It may seem odd to you now, but some day you’re going to make fun of your mother and me. “Oh no, not us, father!” I can hear you cry in unison like adorable Von Trapp children, except without the proximity of Nazis.
It’s true. You’re going to make fun of us, mock us and mercilessly imitate us for the amusement of your siblings, cousins and peers. You might even turn us into one of your go-to stories at social events, depending on whether the event is the type where you can shout out, “WITHOUT PANTS!”
In fact, I would guess that you’ve already secretly made fun of us, and you immediately felt bad about it, guilty even. Please, don’t feel bad, but do feel free to go with the guilt, because your mother and I can use guilt in our favour later on.
Good-hearted ridicule is perfectly natural and a normal part of growing up.

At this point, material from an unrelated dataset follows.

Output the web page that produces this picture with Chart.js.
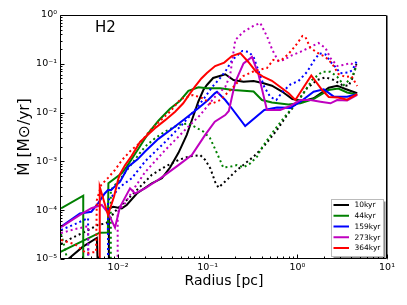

All children make fun of their parents, especially as their parents get older and are perceived to be less cool. I say “perceived” because, despite what you may think, your mother and I are super chill, like cool beans, yo.
Believe it or not, Mom and I make fun of our own parents, your grandparents. It’s true. We would give you some examples but at last check we were still in their will, and we’d like to stay that way. But trust me, they’re hilarious.
And so, to enhance your future fun-making and to ensure that I focus on only my finest faults, foibles and flaws (could unabashed alliteration be among them? Read on!), I have prepared the following survey. Please check all applicable quirks and characteristics of me, your still very cool father, that you feel will be worthy of goofing on at some juncture.
__ Sticking my tongue out in concentration and sometimes for no reason at all – though, as I always say, never underestimate the power of the tongue.
__ Refusing to let a “that’s what she said” opportunity pass me by.
__ My deteriorating hearing. For instance, last weekend, we stayed overnight at my eldest daughter’s apartment in Montreal. Early the next morning, Deb and Abby went to get coffee. When they came back, Abby looked at me with concerned eyes. “We killed a toad,” she said. “You killed a toad?” “No! The car got towed!” Oh, that’s much worse. Unless you’re the toad.
__ The way I sometimes miss the obvious, like the big signs all over that parking lot warning that cars left there overnight would be towed. I swear they weren’t there last time.
__ And yet fixating on little details, like the fact that freeing our car from the pound cost $116.10, which is an oddly specific amount, don’t you think?
__ Fussing with the buttons on the car radio when I’m driving, which is perfectly safe, and I wish everyone would just relax. I wasn’t even close to leaving the road that time. Or that other time.
__ Standing with my tongue out and rubbing my belly, WHICH I HAVE DONE MAYBE ONE TIME IN MY LIFE AND IS A COMPLETELY UNFAIR CARICATURE!
__ Unabashed alliteration. (AHA!)
__ Taking the iPad to the bathroom with me, WHICH I HAVE DONE MAYBE… okay, I do it all the time, but I can assure you I always operate under the ISO 11,610 standards for bathroom iPad hygiene.
__ Making guppy fish noises with my mouth when I’m sleeping. Wait a sec. Who wrote this? Deb, is that you?
__ Sitting on the sofa with my knees tucked up, like I’m 12 or something. But isn’t it impressive I can still bend like that?
__ That’s what she said.
__ Walking that way. Yeah, just like that.
__ Other foibles (please be specific; use additional paper if necessary) ______________________________________________
There you have it. You’re all set for future jokes at my expense. This has been fun.
Ooh! Let’s do your mother next! I’ll help.